Exactly the lines from the start of the data below through the line that contains "Y_TICKS = list(range(0, 101, 10))" are to be copied, with pictures left out.

--- Data extract ---

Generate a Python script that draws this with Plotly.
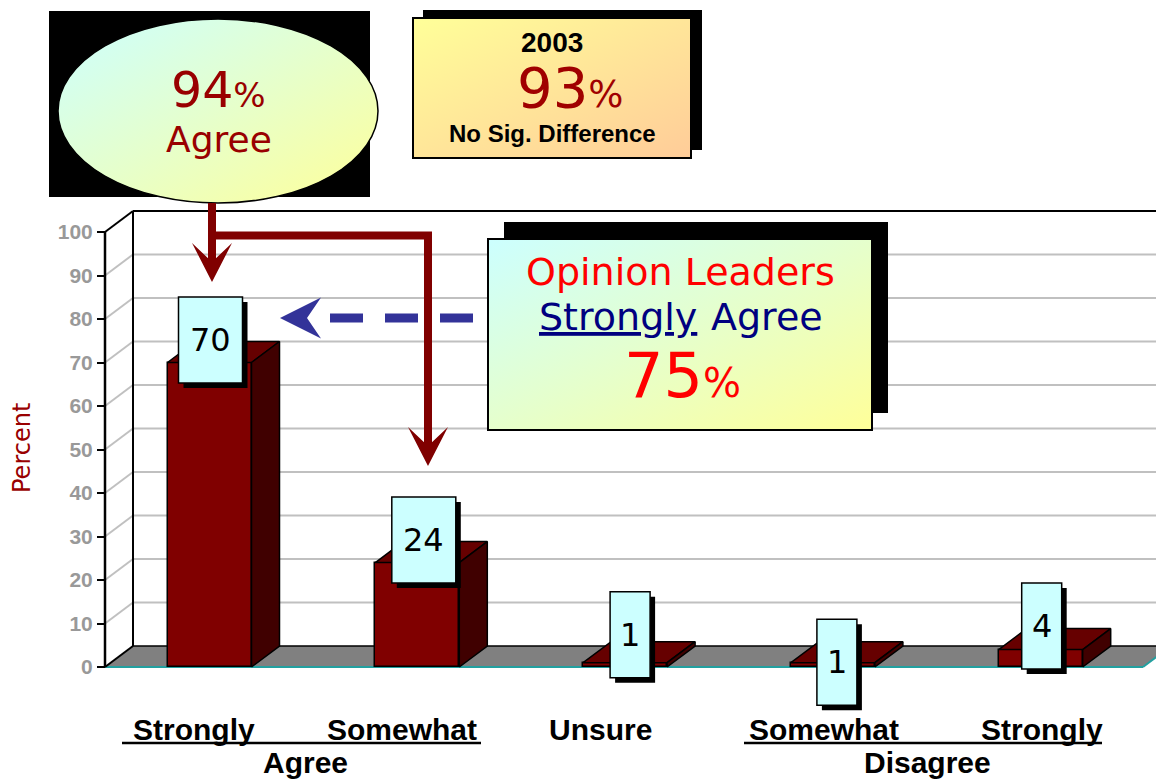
"""Opinion leaders agreement chart, redrawn as a fake-3D column chart."""

import base64

import plotly.graph_objects as go

# ---- data -------------------------------------------------------------
CATEGORIES = ["Strongly", "Somewhat", "Unsure", "Somewhat", "Strongly"]
GROUPS = ["Agree", "Disagree"]
PERCENT = [70, 24, 1, 1, 4]
Y_TICKS = list(range(0, 101, 10))

# value tags sit a little off the bars, as in the slide
TAG_LEVEL = [75.2, 29.2, 7.4, 1.1, 9.4]
TAG_NUDGE = [1, 6.5, 5, 4, 1]
CAT_NUDGE = [-16, -15, -25, -9, 1]

# ---- geometry (reference pixels; the page body adds an 8px margin) ---
OFF = 8
W, H = 1164 - OFF, 780 - OFF
PLOT_L, PLOT_R, PLOT_T, PLOT_B = 100, 1164, 205, 720
L, R, T, B = PLOT_L - OFF, 0, PLOT_T - OFF, H - (PLOT_B - OFF)
PX_PER_CAT = 207.8
PX_PER_PCT = 4.35
FIRST_BAR_PX = 209.5
ZERO_PX = 667

x_lo = -(FIRST_BAR_PX - PLOT_L) / PX_PER_CAT
x_hi = x_lo + (PLOT_R - PLOT_L) / PX_PER_CAT
y_lo = -(PLOT_B - ZERO_PX) / PX_PER_PCT
y_hi = y_lo + (PLOT_B - PLOT_T) / PX_PER_PCT

wall_x = -(FIRST_BAR_PX - 105) / PX_PER_CAT
DX = 28 / PX_PER_CAT
DY = 21 / PX_PER_PCT
BAR_W = 84 / PX_PER_CAT
floor_end = (1143 - FIRST_BAR_PX) / PX_PER_CAT

DARK_RED = "#990000"
GRID = "#c0c0c0"


def px(x):
    return (x - PLOT_L) / (PLOT_R - PLOT_L)


def py(y):
    return (PLOT_B - y) / (PLOT_B - PLOT_T)


def paper_path(points, close=True):
    d = "M" + " L".join(f"{px(x):.5f},{py(y):.5f}" for x, y in points)
    return d + (" Z" if close else "")


def data_path(points):
    return "M" + " L".join(f"{x:.5f},{y:.5f}" for x, y in points) + " Z"


def callout_svg(box, shadow, body, c1, c2, ellipse=False):
    bx0, by0, bx1, by1 = box
    w, h = bx1 - bx0, by1 - by0
    sx0, sy0, sx1, sy1 = (shadow[0] - bx0, shadow[1] - by0, shadow[2] - bx0, shadow[3] - by0)
    fx0, fy0, fx1, fy1 = (body[0] - bx0, body[1] - by0, body[2] - bx0, body[3] - by0)
    if ellipse:
        shape = (
            f'<ellipse cx="{(fx0 + fx1) / 2}" cy="{(fy0 + fy1) / 2}" rx="{(fx1 - fx0) / 2}" '
            f'ry="{(fy1 - fy0) / 2}" fill="url(#g)" stroke="#000" stroke-width="1.5"/>'
        )
    else:
        shape = (
            f'<rect x="{fx0}" y="{fy0}" width="{fx1 - fx0}" height="{fy1 - fy0}" '
            f'fill="url(#g)" stroke="#000" stroke-width="2"/>'
        )
    svg = (
        f'<svg xmlns="http://www.w3.org/2000/svg" width="{w}" height="{h}" viewBox="0 0 {w} {h}">'
        f'<defs><linearGradient id="g" x1="0" y1="0" x2="1" y2="1">'
        f'<stop offset="0" stop-color="{c1}"/><stop offset="1" stop-color="{c2}"/>'
        f"</linearGradient></defs>"
        f'<rect x="{sx0}" y="{sy0}" width="{sx1 - sx0}" height="{sy1 - sy0}" fill="#000"/>'
        f"{shape}</svg>"
    )
    src = "data:image/svg+xml;base64," + base64.b64encode(svg.encode()).decode()
    return dict(
        source=src,
        xref="paper",
        yref="paper",
        x=px(bx0),
        y=py(by0),
        sizex=w / (PLOT_R - PLOT_L),
        sizey=h / (PLOT_B - PLOT_T),
        xanchor="left",
        yanchor="top",
        sizing="stretch",
        layer="above",
    )


# ---- traces -----------------------------------------------------------
positions = list(range(len(PERCENT)))

fig = go.Figure()
fig.add_trace(
    go.Bar(
        x=positions,
        y=PERCENT,
        width=BAR_W,
        marker=dict(color="#800000", line=dict(color="black", width=1.5)),
        hoverinfo="skip",
        showlegend=False,
    )
)

top_x, top_y, side_x, side_y = [], [], [], []
for pos, value in zip(positions, PERCENT):
    left, right = pos - BAR_W / 2, pos + BAR_W / 2
    top_x += [left, left + DX, right + DX, right, left, None]
    top_y += [value, value + DY, value + DY, value, value, None]
    side_x += [right, right, right + DX, right + DX, right, None]
    side_y += [0, value, value + DY, DY, 0, None]

fig.add_trace(
    go.Scatter(
        x=top_x, y=top_y, mode="lines", fill="toself", fillcolor="#660000",
        line=dict(color="black", width=1.5), hoverinfo="skip", showlegend=False,
    )
)
fig.add_trace(
    go.Scatter(
        x=side_x, y=side_y, mode="lines", fill="toself", fillcolor="#400000",
        line=dict(color="black", width=1.5), hoverinfo="skip", showlegend=False,
    )
)

# ---- walls, grid, floor ----------------------------------------------
shapes = []
for v in Y_TICKS[1:]:
    colour = "black" if v == Y_TICKS[-1] else GRID
    shapes.append(dict(type="line", xref="x", yref="y", x0=wall_x, y0=v, x1=wall_x + DX, y1=v + DY,
                       line=dict(color=colour, width=2), layer="below"))
    shapes.append(dict(type="line", xref="x", yref="y", x0=wall_x + DX, y0=v + DY, x1=x_hi + 1, y1=v + DY,
                       line=dict(color=colour, width=2), layer="below"))

shapes.append(dict(type="path", xref="x", yref="y", layer="below",
                   path=data_path([(wall_x, 0), (wall_x + DX, DY), (floor_end + DX, DY), (floor_end, 0)]),
                   fillcolor="#808080", line=dict(width=0)))
shapes += [
    dict(type="line", xref="x", yref="y", x0=wall_x + DX, y0=DY, x1=floor_end + DX, y1=DY,
         line=dict(color="black", width=1.5), layer="below"),
    dict(type="line", xref="x", yref="y", x0=wall_x, y0=0, x1=floor_end, y1=0,
         line=dict(color="#22a0a0", width=2), layer="below"),
    dict(type="line", xref="x", yref="y", x0=floor_end, y0=0, x1=floor_end + DX, y1=DY,
         line=dict(color="#22a0a0", width=2), layer="below"),
    dict(type="line", xref="x", yref="y", x0=wall_x, y0=0, x1=wall_x + DX, y1=DY,
         line=dict(color="black", width=2), layer="below"),
    dict(type="line", xref="x", yref="y", x0=wall_x + DX, y0=DY, x1=wall_x + DX, y1=100 + DY,
         line=dict(color="black", width=2), layer="below"),
    dict(type="line", xref="x", yref="y", x0=wall_x, y0=0, x1=wall_x, y1=100,
         line=dict(color="black", width=2.5), layer="above"),
]

# ---- value tags -------------------------------------------------------
annotations = []
for pos, value, level, nudge in zip(positions, PERCENT, TAG_LEVEL, TAG_NUDGE):
    half = (40 + 24 * (len(str(value)) - 1)) / 2
    common = dict(type="rect", xref="x", yref="y", xsizemode="pixel", ysizemode="pixel",
                  xanchor=pos, yanchor=level, layer="above")
    shapes.append(dict(common, x0=nudge - half + 5, x1=nudge + half + 5, y0=-48, y1=38,
                       fillcolor="black", line=dict(width=0)))
    shapes.append(dict(common, x0=nudge - half, x1=nudge + half, y0=-43, y1=43,
                       fillcolor="#ccffff", line=dict(color="black", width=1.5)))
    annotations.append(dict(x=pos, y=level, xref="x", yref="y", xshift=nudge, text=str(value),
                            showarrow=False, xanchor="center", yanchor="middle",
                            font=dict(family="DejaVu Sans", size=32, color="black")))

# ---- arrows -----------------------------------------------------------
RED = "#800000"
shapes.append(dict(type="path", xref="paper", yref="paper",
                   path=paper_path([(212, 203), (212, 266)], close=False) + " "
                   + paper_path([(212, 235.5), (428, 235.5), (428, 450)], close=False),
                   line=dict(color=RED, width=8), layer="above"))
for tip_x, tip_y in [(212, 282), (428, 466)]:
    shapes.append(dict(type="path", xref="paper", yref="paper", layer="above",
                       path=paper_path([(tip_x, tip_y), (tip_x - 20, tip_y - 39),
                                        (tip_x, tip_y - 20), (tip_x + 20, tip_y - 39)]),
                       fillcolor=RED, line=dict(width=0)))
shapes.append(dict(type="line", xref="paper", yref="paper", x0=px(473), y0=py(318), x1=px(326), y1=py(318),
                   line=dict(color="#333399", width=9, dash="33px,22px"), layer="above"))
shapes.append(dict(type="path", xref="paper", yref="paper", layer="above",
                   path=paper_path([(280, 318), (321, 297.5), (307, 318), (321, 338.5)]),
                   fillcolor="#333399", line=dict(width=0)))

# ---- category labels --------------------------------------------------
LABEL_FONT = dict(family="Liberation Sans, Arial", size=30, color="black", weight="bold")
for pos, label, nudge in zip(positions, CATEGORIES, CAT_NUDGE):
    annotations.append(dict(x=pos, y=py(729), xref="x", yref="paper", xshift=nudge, text=label,
                            showarrow=False, xanchor="center", yanchor="middle", font=LABEL_FONT))
for (x0, x1), group in zip([(122, 481), (744, 1102)], GROUPS):
    shapes.append(dict(type="line", xref="paper", yref="paper", x0=px(x0), x1=px(x1), y0=py(743), y1=py(743),
                       line=dict(color="black", width=2.5)))
    annotations.append(dict(x=px((x0 + x1) / 2 + 4), y=py(762), xref="paper", yref="paper", text=group,
                            showarrow=False, xanchor="center", yanchor="middle", font=LABEL_FONT))


# ---- callouts ---------------------------------------------------------
def note(x, y, text, size, color, family="DejaVu Sans", **kw):
    font = dict(family=family, size=size, color=color)
    font.update(kw.pop("font", {}))
    kw.setdefault("xanchor", "center")
    annotations.append(dict(x=px(x), y=py(y), xref="paper", yref="paper", text=text,
                            showarrow=False, yanchor="middle", font=font, **kw))


images = [
    callout_svg((47, 9, 380, 205), (49, 11, 370, 197), (58, 19, 378, 203), "#ccffff", "#ffff99", ellipse=True),
    callout_svg((411, 8, 704, 160), (423, 10, 702, 150), (413, 18, 691, 158), "#ffff99", "#ffcc99"),
    callout_svg((486, 220, 890, 432), (504, 222, 888, 413), (488, 239, 872, 430), "#ccffff", "#ffff99"),
]

note(218, 90, "94<span style='font-size:34px'>%</span>", 49, DARK_RED)
note(219, 139, "Agree", 36, DARK_RED)
note(552, 43, "2003", 28, "black", family="Liberation Sans, Arial", font=dict(weight="bold"))
note(570, 87.5, "93<span style='font-size:37px'>%</span>", 56, "#a00000")
note(552, 134, "No Sig. Difference", 24, "black", family="Liberation Sans, Arial", font=dict(weight="bold"))
note(680, 271.5, "Opinion Leaders", 38, "#ff0000")
note(699, 316.5, "Strongly", 38, "#000080", xanchor="right", font=dict(lineposition="under"))
note(709, 316.5, "Agree", 38, "#000080", xanchor="left")
note(682, 375.5, "75<span style='font-size:40px'>%</span>", 62, "#ff0000")
note(22, 448, "Percent", 24, DARK_RED, textangle=-90)

fig.update_layout(
    width=W,
    height=H,
    margin=dict(l=L, r=R, t=T, b=B),
    paper_bgcolor="white",
    plot_bgcolor="white",
    showlegend=False,
    bargap=0,
    xaxis=dict(range=[x_lo, x_hi], visible=False, fixedrange=True),
    yaxis=dict(
        range=[y_lo, y_hi],
        anchor="free",
        position=px(105),
        tickvals=Y_TICKS,
        ticktext=[f"<b>{v}</b>" for v in Y_TICKS],
        ticks="outside",
        ticklen=8,
        tickwidth=2,
        tickcolor="black",
        showgrid=False,
        zeroline=False,
        showline=False,
        tickfont=dict(family="Liberation Sans, Arial", size=21, color="#999999"),
        fixedrange=True,
    ),
    shapes=shapes,
    annotations=annotations,
    images=images,
)

fig.write_html("out.html")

---

> _Complete answer_
Generate a Python script that draws this with Plotly.
"""Opinion leaders agreement chart, redrawn as a fake-3D column chart."""

import base64

import plotly.graph_objects as go

# ---- data -------------------------------------------------------------
CATEGORIES = ["Strongly", "Somewhat", "Unsure", "Somewhat", "Strongly"]
GROUPS = ["Agree", "Disagree"]
PERCENT = [70, 24, 1, 1, 4]
Y_TICKS = list(range(0, 101, 10))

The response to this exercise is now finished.